Cross-team misalignment: same word, different assumptions
Many coordination failures are language failures. Two teams use the same word but mean different things. Or they agree on a plan while carrying different assumptions about ownership, timing, API behavior, launch scope, or customer impact.
An answer tool can summarize what each team said. A task assistant can draft an alignment email. Both help.
A system like this could try to detect the mismatch itself. It might notice that one team is using "ready" to mean feature-complete, while another means support-trained and customer-safe. It might show likely consequences: duplicate work, incompatible APIs, launch delay, customer confusion, or a late change in ownership.
Then it would ask for a clear decision. Which definition are we using? Who owns the boundary? What needs to change in the doc, roadmap, tickets, and team follow-ups so the decision becomes real?
The useful shift is catching the hidden ambiguity before the organization spends weeks executing different plans under the same label.
The human moves from labor to judgment
A good version may not remove humans from the loop. It may move humans to the highest-leverage point in the loop.
Current systems ask humans to do a lot of coordination labor: read every thread, remember context, connect dots, rewrite updates, repeat decisions, chase owners, reconcile conflicting docs, notice that two teams are misaligned, remember what happened last time, and translate judgment into messages, docs, tickets, and plans.
I would want an AI system to ask humans for different things: judgment, values, tradeoffs, taste, accountability, final calls, and exceptions. The system can prepare the decision. The human still owns the calls that matter.
This is a more modest view of automation than "the AI does the work." It says the AI can reduce the cost of reaching the right judgment point, not simply increase the amount of activity around the old one.
Failure modes
This idea has plenty of ways to go wrong.
The first failure mode is optimizing for measurable motion instead of net outcome. Emails sent, tickets closed, documents generated, and approvals processed are visible. Trust, quality, morale, future maintenance burden, and strategic drift are harder to measure. A bad system will chase the visible thing.
The second is over-trusting the scenario map. A model can make a path sound coherent without being right. I would keep this in the role of decision support, not prophecy.
The third is bad or incomplete work context. If the system does not understand the real dependencies, permissions, owners, risks, and history, it may surface the wrong judgment point with great confidence.
The fourth is permission boundaries collapsing. A system that acts across tools can accidentally flatten boundaries that exist for good reasons. Access, approval, confidentiality, and scope of impact are product constraints, not administrative details.
The fifth is hidden value judgment. "Better" depends on whose outcome matters. A decision can be good for speed and bad for quality, good for one team and costly for another, good this quarter and harmful later. I would want the product to make those values visible instead of baking them into the system quietly.
The sixth is hidden tension. Surfacing leverage points can reveal bottlenecks that people have learned to work around. The issue may be unclear ownership. A team may be overloaded. The roadmap may have too many priorities.

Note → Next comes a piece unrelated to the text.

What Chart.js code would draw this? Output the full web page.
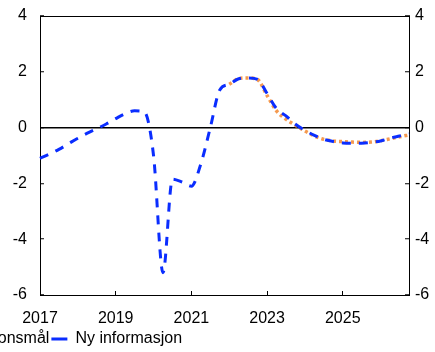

A policy may be incoherent. A useful system can make that tension visible, and not every organization will be ready for that.
The shape is still unresolved
The final product shape is still open. It might not be a dashboard, inbox, canvas, graph, or chat. It may be some shape we have not invented yet.
Messages, docs, tickets, meetings, approvals, permissions, and audit trails do not disappear. In many cases they are exactly what make work safe enough to coordinate.
I am more interested in AI products that do not simply place a model inside every old workflow. They ask what the model makes newly possible, then design the product around judgment, consequence, follow-through, and learning.
The question changes from "How do we add AI to existing software?" to "What should the product around the model help people decide and carry through?"